Léon Werth dans l'Indochine de l'entre-deux-guerres (avant que celle-ci ne se convertisse à la violence sous la direction d'Ho-Chi-Minh, tout comme la Chine a renoncé au confucianisme sous Mao, et le redécouvre à peine maintenant) a très bien perçu cela lors de son voyage à Saïgon, et ne l'exprime nulle part aussi bien que dans ce passage de Cochinchine (p. 65) :
"Je me suis étonné devant des Annamites à culture européenne de cette réaction impassible, lâche ou résigné du coolie brutalisé. On m'a répondu :
'Vous avez un mode de votre honneur qui est de rendre les coups.
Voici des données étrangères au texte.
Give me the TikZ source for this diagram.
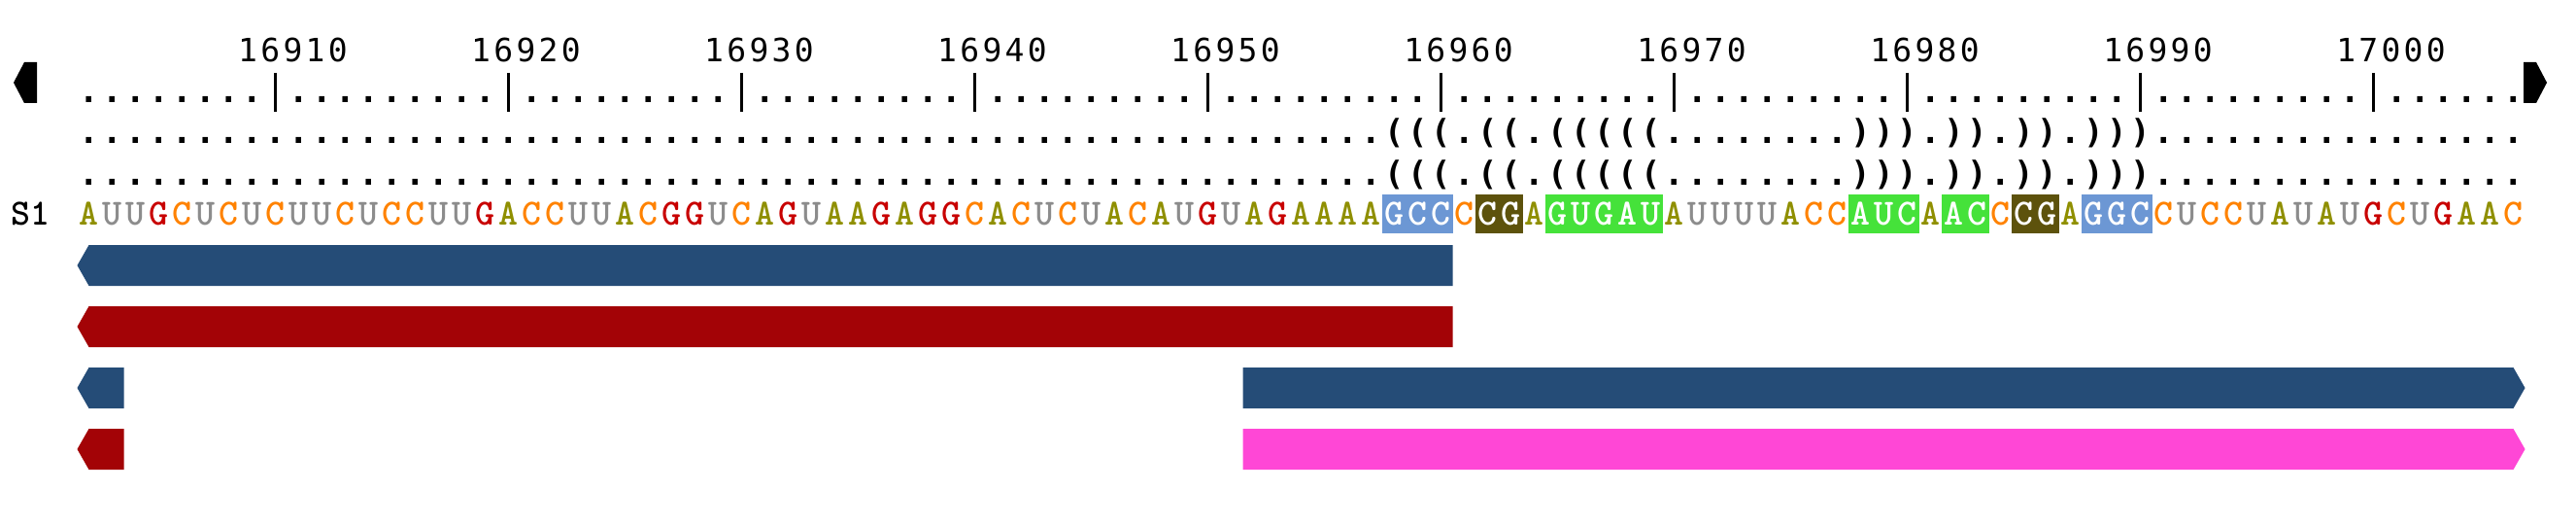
\documentclass[tikz,border=0pt]{standalone}
\usepackage{fontspec}
\newfontfamily\dbfont{DejaVu Sans Mono}
\newfontfamily\posfont{DejaVu Sans Mono}[LetterSpace=10]
\definecolor{baseA}{HTML}{8F8F00}
\definecolor{baseU}{HTML}{8C8C8C}
\definecolor{baseG}{HTML}{C80000}
\definecolor{baseC}{HTML}{FF8200}
\definecolor{stemblue}{HTML}{6C97D4}
\definecolor{stemolive}{HTML}{5D520C}
\definecolor{stemgreen}{HTML}{45E23A}
\definecolor{featblue}{HTML}{254C77}
\definecolor{featred}{HTML}{A30306}
\definecolor{featpink}{HTML}{FF47D6}
\newcommand\dbd{.}
\newcommand\dbo{(}
\newcommand\dbc{)}
\tikzset{
  nuc/.style={font=\ttfamily\bfseries\fontsize{38}{40}\selectfont, minimum width=24.5pt, minimum height=40pt, inner sep=0pt, text height=23.2pt, text depth=0pt},
  nucA/.style={nuc, text=baseA},
  nucU/.style={nuc, text=baseU},
  nucG/.style={nuc, text=baseG},
  nucC/.style={nuc, text=baseC},
  hln/.style={},
  hlb/.style={fill=stemblue, text=white},
  hlo/.style={fill=stemolive, text=white},
  hlg/.style={fill=stemgreen, text=white},
  dbchar/.style={font=\dbfont\bfseries\fontsize{34}{34}\selectfont, anchor=base, inner sep=0pt},
  poslabel/.style={font=\posfont\fontsize{33}{33}\selectfont, anchor=base, inner sep=0pt},
  tick/.style={line width=2.5pt},
  endmark/.style={fill=black},
  featleft/.style={fill=#1},
  featright/.style={fill=#1}
}
\begin{document}
\begin{tikzpicture}[x=1pt, y=-1pt]
  \useasboundingbox (0,0) rectangle (2652,540);

  % ends of the ruler
  \fill[endmark] (14,85) -- (25,64) -- (38,64) -- (38,106) -- (25,106) -- cycle;
  \fill[endmark] (2598,64) -- (2611,64) -- (2622,85) -- (2611,106) -- (2598,106) -- cycle;

  % ruler
  \foreach \i in {0,...,104} {
    \pgfmathtruncatemacro\r{mod(\i+2,10)}
    \ifnum\r=0
      \draw[tick] ({91.5+24*\i},75) -- ({91.5+24*\i},115);
    \else
      \node[dbchar] (t\i) at ({91.5+24*\i},105.5) {.};
    \fi
  }
  \foreach \k in {0,...,9} {
    \edef\v{\the\numexpr16910+10*\k\relax}
    \node[poslabel] (p\v) at ({91.5+24*(8+10*\k)+18},63.3) {\v};
  }

  % sequence and structures
  \node[nuc] (seqname) at (31.5,220) {S1};
  \foreach \b/\h/\s [count=\i from 0] in {
    A/n/d,U/n/d,U/n/d,G/n/d,C/n/d,U/n/d,C/n/d,U/n/d,C/n/d,U/n/d,
    U/n/d,C/n/d,U/n/d,C/n/d,C/n/d,U/n/d,U/n/d,G/n/d,A/n/d,C/n/d,
    C/n/d,U/n/d,U/n/d,A/n/d,C/n/d,G/n/d,G/n/d,U/n/d,C/n/d,A/n/d,
    G/n/d,U/n/d,A/n/d,A/n/d,G/n/d,A/n/d,G/n/d,G/n/d,C/n/d,A/n/d,
    C/n/d,U/n/d,C/n/d,U/n/d,A/n/d,C/n/d,A/n/d,U/n/d,G/n/d,U/n/d,
    A/n/d,G/n/d,A/n/d,A/n/d,A/n/d,A/n/d,G/b/o,C/b/o,C/b/o,C/n/d,
    C/o/o,G/o/o,A/n/d,G/g/o,U/g/o,G/g/o,A/g/o,U/g/o,A/n/d,U/n/d,
    U/n/d,U/n/d,U/n/d,A/n/d,C/n/d,C/n/d,A/g/c,U/g/c,C/g/c,A/n/d,
    A/g/c,C/g/c,C/n/d,C/o/c,G/o/c,A/n/d,G/b/c,G/b/c,C/b/c,C/n/d,
    U/n/d,C/n/d,C/n/d,U/n/d,A/n/d,U/n/d,A/n/d,U/n/d,G/n/d,C/n/d,
    U/n/d,G/n/d,A/n/d,A/n/d,C/n/d} {
    \node[dbchar] (a\i) at ({91.5+24*\i},148) {\csname db\s\endcsname};
    \node[dbchar] (b\i) at ({91.5+24*\i},190.5) {\csname db\s\endcsname};
    \node[nuc\b, hl\h] (s\i) at ({91.5+24*\i},220) {\b};
  }

  % feature tracks
  \fill[featleft=featblue] (79.5,273) -- (91.5,252) -- (1495.5,252) -- (1495.5,294) -- (91.5,294) -- cycle;
  \fill[featleft=featred] (79.5,336) -- (91.5,315) -- (1495.5,315) -- (1495.5,357) -- (91.5,357) -- cycle;
  \fill[featleft=featblue] (79.5,399) -- (91.5,378) -- (127.5,378) -- (127.5,420) -- (91.5,420) -- cycle;
  \fill[featright=featblue] (1279.5,378) -- (2587.5,378) -- (2599.5,399) -- (2587.5,420) -- (1279.5,420) -- cycle;
  \fill[featleft=featred] (79.5,462) -- (91.5,441) -- (127.5,441) -- (127.5,483) -- (91.5,483) -- cycle;
  \fill[featright=featpink] (1279.5,441) -- (2587.5,441) -- (2599.5,462) -- (2587.5,483) -- (1279.5,483) -- cycle;
\end{tikzpicture}
\end{document}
Atavisme ou tradition, nous avons, avant tout, le mépris de la violence. La dignité, pour nous, n'est jamais d'opposer la violence à la violence. La dignité, c'est de se vaincre, de se dominer. Ces principes vous les trouveriez dans la morale confucéenne que les plus cultivés de vos gouverneurs invoquent parfois devant nous pour nous recommander l'obéissance ou la patience. Car il est des Européens qui aiment à prononcer l'adjectif confucéen. Ils possèdent la philosophie de l'Extrême-Orient puisqu'ils connaissent le nom de Confucius. Ils possèdent aussi son art, puisqu'ils cherchent dans les paillotes des bleus de Hué.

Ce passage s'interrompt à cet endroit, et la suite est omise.